Governance and Ethics Concerns in Global Football Bodies
Beyond personalities, the Platini‑Infantino dispute underscores systemic governance challenges that animate debates across sports institutions: the limits of internal ethics mechanisms, the intersection between politics and adjudication, and the uneven capacity of governing bodies to police their highest ranks. Independent oversight works only when it is structurally insulated from political capture and when enforcement decisions are transparent, timely and supported by clear reasoning — elements critics contend have been variable within FIFA’s post‑reform era. The case also illustrates how legal recourse becomes a tool of political contestation when institutional remedies appear inadequate, raising the question of whether stronger legislative or external auditing frameworks are necessary to secure public trust in sport governance.
How This Case Reflects Broader Issues in Sports Governance Politics
The Platini legal revival is not an isolated anomaly but part of a recurring pattern in international sport where leadership disputes, governance reform and legal contestation intersect.

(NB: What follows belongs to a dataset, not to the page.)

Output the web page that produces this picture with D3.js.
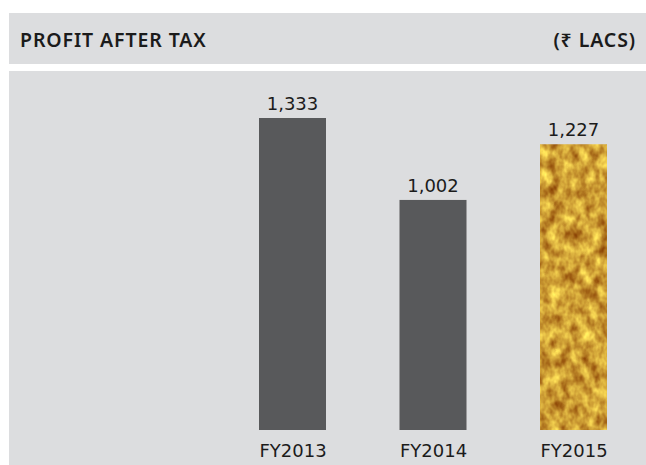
<!DOCTYPE html>
<html>
<head>
<meta charset="utf-8">
<script src="https://cdn.jsdelivr.net/npm/d3@7"></script>
<style>
  body { margin: 0; background: #fff; }
  svg { display: block; }
  text { font-family: "DejaVu Sans", sans-serif; fill: #1b1b1b; }
</style>
</head>
<body>
<svg id="chart" width="646" height="465"></svg>
<script>
const years = ["FY2013", "FY2014", "FY2015"];
const profit = [1333, 1002, 1227];
const valueLabels = ["1,333", "1,002", "1,227"];
const title = "PROFIT AFTER TAX";
const unit = "(₹ LACS)";

const width = 646, height = 465;
const svg = d3.select("#chart");
const panelGrey = "#dcdddf";

// gold foil texture for the last bar
const defs = svg.append("defs");
const gold = defs.append("filter")
    .attr("id", "gold")
    .attr("x", 0).attr("y", 0).attr("width", 1).attr("height", 1)
    .attr("color-interpolation-filters", "sRGB");
gold.append("feTurbulence")
    .attr("type", "fractalNoise")
    .attr("baseFrequency", "0.1 0.07")
    .attr("numOctaves", 3)
    .attr("seed", 7)
    .attr("result", "noise");
gold.append("feColorMatrix")
    .attr("in", "noise")
    .attr("type", "matrix")
    .attr("values", "0.7 0 0 0 0.46  0.95 0 0 0 0.15  0.5 0 0 0 -0.04  0 0 0 0 1")
    .attr("result", "tint");
gold.append("feComposite")
    .attr("in", "tint")
    .attr("in2", "SourceAlpha")
    .attr("operator", "in");

// header band and chart panel
svg.append("rect")
    .attr("x", 9).attr("y", 13)
    .attr("width", width - 9).attr("height", 51)
    .attr("fill", panelGrey);
svg.append("rect")
    .attr("x", 9).attr("y", 71)
    .attr("width", width - 9).attr("height", height - 71)
    .attr("fill", panelGrey);

svg.append("text")
    .attr("x", 20).attr("y", 47)
    .attr("font-size", 19.5)
    .attr("font-weight", 600)
    .attr("letter-spacing", 0.9)
    .style("font-family", "'Noto Sans', sans-serif")
    .text(title);
svg.append("text")
    .attr("x", 636).attr("y", 47)
    .attr("text-anchor", "end")
    .attr("font-size", 19.5)
    .attr("font-weight", 600)
    .attr("letter-spacing", 0.9)
    .style("font-family", "'Noto Sans', sans-serif")
    .text(unit);

// scales
const barW = 67, barBottom = 430;
const x = d3.scalePoint().domain(years).range([292.5, 573.5]);
const y = d3.scaleLinear().domain([0, d3.max(profit)]).range([448, 118]);

const data = years.map((yr, i) => ({ yr, v: profit[i], label: valueLabels[i], i }));

svg.append("g").selectAll("rect")
    .data(data)
    .join("rect")
    .attr("x", d => x(d.yr) - barW / 2)
    .attr("y", d => y(d.v))
    .attr("width", barW)
    .attr("height", d => barBottom - y(d.v))
    .attr("fill", d => d.i === 2 ? "#d2a02a" : "#58595b")
    .attr("filter", d => d.i === 2 ? "url(#gold)" : null);

svg.append("g").selectAll("text")
    .data(data)
    .join("text")
    .attr("x", d => x(d.yr))
    .attr("y", d => y(d.v) - 8)
    .attr("text-anchor", "middle")
    .attr("font-size", 18)
    .text(d => d.label);

// category axis labels
const axis = svg.append("g")
    .attr("transform", `translate(0,${barBottom})`)
    .call(d3.axisBottom(x).tickSize(0).tickPadding(10));
axis.select(".domain").remove();
axis.selectAll("text")
    .attr("font-size", 18)
    .attr("dy", null)
    .attr("y", 27)
    .style("font-family", "DejaVu Sans, sans-serif")
    .attr("fill", "#1b1b1b");
</script>
</body>
</html>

Similar tensions have emerged across federations where high‑value commercialisation, geopolitical influence and intense media scrutiny create incentives to centralise control and resist transparent oversight. In that light, the judicial trajectory of Platini’s complaints will matter less as a singular legal endpoint than as a signal of whether football’s principal institutions can meaningfully demonstrate impartiality and reform beyond rhetorical commitments. For stakeholders — from players and fans to sponsors and national associations — sustained confidence requires durable institutional safeguards that outlast individual officeholders.
Platini’s renewed legal action against Infantino functions as both a legal challenge and a governance stress test for FIFA, reopening debates from the corruption era and probing the depth of reform since then. The immediate legal prospects hinge on complex jurisdictional and evidentiary questions that will likely produce a slow, uncertain process in French courts, while the political and reputational impacts will be felt more quickly within stakeholder networks. Whatever judicial outcomes follow, the episode underscores a persistent governance paradox in global football: formal reforms have been necessary but not sufficient to inoculate institutions against political conflicts tied to leadership transitions and opaque decision‑making. For FIFA and for the wider world of sport governance, the Platini–Infantino clash is a reminder that rebuilding trust requires not only better rules but demonstrable, independent enforcement and the political will to accept scrutiny at the highest levels.